A lo largo de los siglos la Iglesia ha reflexionado en la
cooperación de María en la obra de la salvación, profundizando el análisis de
su asociación al sacrificio redentor de Cristo. Ya san Agustín atribuye a la
Virgen la calificación de «colaboradora» en la Redención, título que subraya la
acción conjunta y subordinada de María a Cristo redentor.
La reflexión se ha desarrollado en este sentido, sobre
todo desde el siglo XV. Algunos temían que se quisiera poner a María al mismo
nivel de Cristo. En realidad, la enseñanza de la Iglesia destaca con claridad
la diferencia entre la Madre y el Hijo en la obra de la salvación, ilustrando
la subordinación de la Virgen, en cuanto cooperadora, al único Redentor.
El término «cooperadora» aplicado a María cobra un
significado específico. La cooperación de los cristianos en la salvación se
realiza después del acontecimiento del Calvario, cuyos frutos se comprometen a
difundir mediante la oración y el sacrificio. Por el contrario, la
participación de María se realizó durante el acontecimiento mismo y en calidad
de madre; por tanto, se extiende a la totalidad de la obra salvífica de Cristo.
Solamente ella fue asociada de ese modo al sacrificio redentor, que mereció la
salvación de todos los hombres.
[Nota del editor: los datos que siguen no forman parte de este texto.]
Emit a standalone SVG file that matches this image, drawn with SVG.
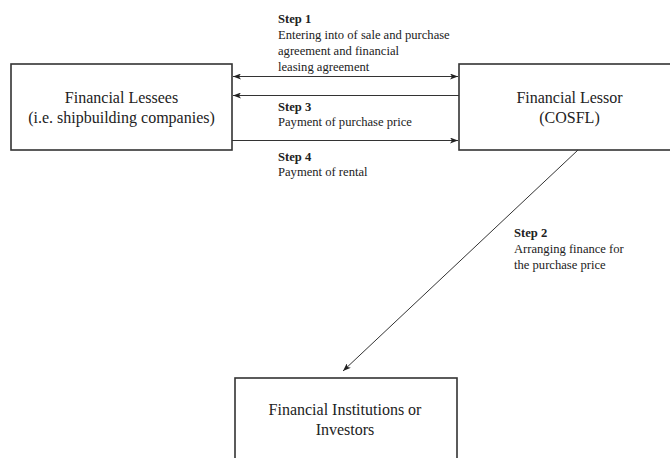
<svg xmlns="http://www.w3.org/2000/svg" width="670" height="458" viewBox="0 0 670 458">
<style>
.box{fill:#fff;stroke:#333;stroke-width:1.6}
.lbl{font-family:"Liberation Serif","Times New Roman",serif;font-size:16px;fill:#222;text-anchor:middle}
.t{font-family:"Liberation Serif","Times New Roman",serif;font-size:12.6px;fill:#222}
.b{font-weight:bold}
.c{stroke:#333;stroke-width:1;fill:none}
</style>
<defs>
<marker id="ah" markerWidth="8" markerHeight="6" refX="8" refY="3" orient="auto-start-reverse" markerUnits="userSpaceOnUse">
<path d="M0,0 L8,3 L0,6 L2,3 Z" fill="#222"/>
</marker>
</defs>
<rect width="670" height="458" fill="#fff"/>
<g id="lessees">
<rect class="box" x="11" y="64" width="221" height="86"/>
<text class="lbl" x="121.5" y="103">Financial Lessees</text>
<text class="lbl" x="121.5" y="123">(i.e. shipbuilding companies)</text>
</g>
<g id="lessor">
<rect class="box" x="459" y="64" width="230" height="86"/>
<text class="lbl" x="569.5" y="103">Financial Lessor</text>
<text class="lbl" x="569.5" y="123">(COSFL)</text>
</g>
<g id="institutions">
<rect class="box" x="235" y="378" width="222" height="100"/>
<text class="lbl" x="345" y="415">Financial Institutions or</text>
<text class="lbl" x="345" y="435">Investors</text>
</g>
<g id="connectors">
<line class="c" x1="233" y1="76.5" x2="458" y2="76.5" marker-start="url(#ah)" marker-end="url(#ah)"/>
<line class="c" x1="459" y1="95.5" x2="233" y2="95.5" marker-end="url(#ah)"/>
<line class="c" x1="232" y1="140.5" x2="458" y2="140.5" marker-end="url(#ah)"/>
<line class="c" x1="578" y1="150" x2="343" y2="371" marker-end="url(#ah)"/>
</g>
<g id="labels">
<text class="t b" x="278" y="23">Step 1</text>
<text class="t" x="278" y="39">Entering into of sale and purchase</text>
<text class="t" x="278" y="55">agreement and financial</text>
<text class="t" x="278" y="71">leasing agreement</text>
<text class="t b" x="278" y="111">Step 3</text>
<text class="t" x="278" y="126">Payment of purchase price</text>
<text class="t b" x="278" y="161">Step 4</text>
<text class="t" x="278" y="176">Payment of rental</text>
<text class="t b" x="514" y="237">Step 2</text>
<text class="t" x="514" y="253">Arranging finance for</text>
<text class="t" x="514" y="269">the purchase price</text>
</g>
</svg>
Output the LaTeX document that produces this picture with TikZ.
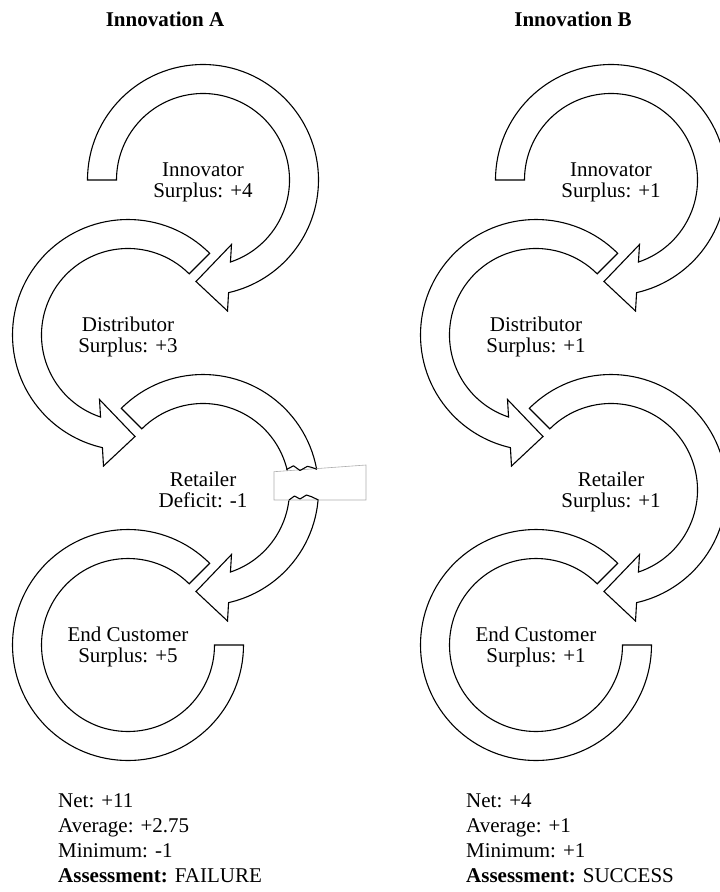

En unión con Cristo y subordinada a él, cooperó
para obtener la gracia de la salvación a toda la humanidad.
El particular papel de cooperadora que desempeñó la
Virgen tiene como fundamento su maternidad divina. Engendrando a Aquel que
estaba destinado a realizar la redención del hombre, alimentándolo,
presentándolo en el templo y sufriendo con él, mientras moría en la cruz,
«cooperó de manera totalmente singular en la obra del Salvador» (LG, 61).
Aunque la llamada de Dios a cooperar en la obra de la salvación se dirige a
todo ser humano, la participación de la Madre del Salvador en la redención de
la humanidad representa un hecho único e irrepetible.
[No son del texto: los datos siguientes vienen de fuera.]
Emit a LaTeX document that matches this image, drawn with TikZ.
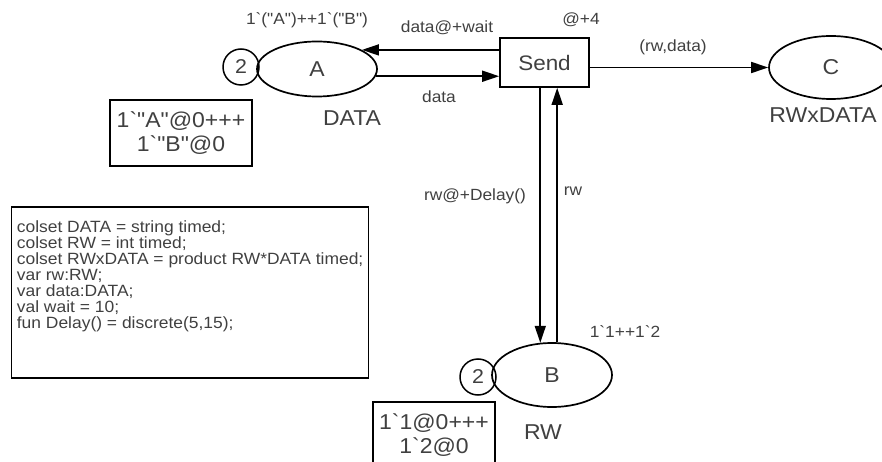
\documentclass[tikz,border=0pt]{standalone}
\usepackage{fontspec}
\setmainfont{Liberation Sans}[Ligatures=TeXOff,FakeStretch=1.07]
\usepackage{tikz}
\usetikzlibrary{arrows.meta,positioning,shapes.geometric}
\definecolor{inkgray}{gray}{0.25}
\tikzset{
  place/.style={draw,ellipse,line width=1.7pt,inner sep=0pt,
                font=\fontsize{21.5}{21.5}\selectfont,text=inkgray},
  trans/.style={draw,rectangle,line width=1.7pt,inner sep=0pt,
                minimum width=89pt,minimum height=49pt,
                font=\fontsize{21}{21}\selectfont,text=inkgray},
  tokc/.style={draw,circle,line width=1.5pt,minimum size=36pt,inner sep=0pt,
               font=\fontsize{20}{20}\selectfont,text=inkgray},
  markbox/.style={draw,line width=1.7pt,align=center,inner sep=0pt,
                  font=\fontsize{21.5}{24}\selectfont,text=inkgray},
  lbl/.style={font=\fontsize{16.2}{16.2}\selectfont,text=inkgray},
  plbl/.style={font=\fontsize{21.5}{21.5}\selectfont,text=inkgray},
  arc/.style={line width=1.7pt,-{Triangle[length=17pt,width=11pt]}},
}

\begin{document}
\begin{tikzpicture}[x=1pt, y=-1pt]
  \clip (0,0) rectangle (882,462);
  % places and transition
  \node[place,minimum width=120pt,minimum height=55pt] (A) at (317,69) {A};
  \node[place,minimum width=124pt,minimum height=63pt] (C) at (831,67.5) {C};
  \node[place,minimum width=120pt,minimum height=64pt] (B) at (552,375) {B};
  \node[trans] (send) at (544.5,62.5) {Send};
  \node[tokc] (nA) at (241,67) {2};
  \node[tokc] (nB) at (478,377) {2};
  \node[markbox,minimum width=142pt,minimum height=66pt] (mA) at (181,133)
       {1`"A"@0+++\\1`"B"@0};
  \node[markbox,minimum width=122pt,minimum height=66pt] (mB) at (434,435)
       {1`1@0+++\\1`2@0};
  % declarations
  \node[draw,line width=1.7pt,minimum width=357pt,minimum height=171pt] (decl)
       at (190,292.5) {};
  \node[anchor=north west,align=left,inner sep=0pt,text=inkgray,
        font=\fontsize{16.3}{16}\selectfont] (decls)
       at ([xshift=6pt,yshift=-14pt]decl.north west)
       {colset DATA = string timed;\\
        colset RW = int timed;\\
        colset RWxDATA = product RW*DATA timed;\\
        var rw:RW;\\
        var data:DATA;\\
        val wait = 10;\\
        fun Delay() = discrete(5,15);};
  % arcs
  \draw[arc] (A.23.6 -| send.west) -- (A.23.6);
  \draw[arc] (A.-7.9) -- (A.-7.9 -| send.west);
  \draw[arc] (send.east |- C.west) -- (C.west);
  \draw[arc] (B.110.9 |- send.south) -- (B.110.9);
  \draw[arc] (B.81.1) -- (B.81.1 |- send.south);
  % inscriptions
  \node[lbl] (iA) at (307,20) {1`("A")++1`("B")};
  \node[lbl] (e1) at (447,28) {data@+wait};
  \node[lbl] (tt) at (581,20) {@+4};
  \node[lbl] (e2) at (439,97) {data};
  \node[lbl] (e3) at (673,47) {(rw,data)};
  \node[lbl] (e4) at (475,196) {rw@+Delay()};
  \node[lbl] (e5) at (573,191) {rw};
  \node[lbl] (iB) at (625,332) {1`1++1`2};
  \node[plbl] (tA) at (352,118) {DATA};
  \node[plbl] (tC) at (823,115) {RWxDATA};
  \node[plbl] (tB) at (543,432) {RW};
\end{tikzpicture}
\end{document}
¿Cuál es el significado de esa singular cooperación de
María en el plan de la salvación? Hay que buscarlo en una intención particular
de Dios con respecto a la Madre del Redentor, a quien Jesús llama con el título
de «mujer» en dos ocasiones solemnes, a saber, en Caná y al pie de la cruz (cf.
Jn 2, 4; 19, 26). María está asociada a la obra salvífica en cuanto mujer. El
Señor, que creó al hombre «varón y mujer» (cf, Gn 1, 27), también en la
Redención quiso poner al lado del nuevo Adán a la nueva Eva. La pareja de los
primeros padres emprendió el camino del pecado; una nueva pareja, el Hijo de
Dios con la colaboración de su Madre, devolvería al género humano su dignidad
originaría. María, nueva Eva, se convierte así en icono perfecto de la Iglesia.
En el designio divino, representa al pie de la cruz a la humanidad redimida
que, necesitada de salvación, puede dar una contribución al desarrollo de la
obra salvífica.
El Vaticano II no sólo presenta a María como la «madre
del Redentor», sino también como «compañera singularmente generosa entre todas
las demás criaturas», que colabora «de manera totalmente singular a la obra del
Salvador con su obediencia, fe, esperanza y ardiente amor». Recuerda, asimismo,
que el fruto sublime de esa colaboración es la maternidad universal: «Por esta
razón es nuestra madre en el orden de la gracia» (LG, 61).
Por tanto, podemos dirigirnos con confianza a la Virgen
santísima, implorando su ayuda, conscientes de la misión singular que Dios le
confió: colaboradora de la redención, misión que cumplió durante toda su vida
y, de modo particular, al pie de la cruz.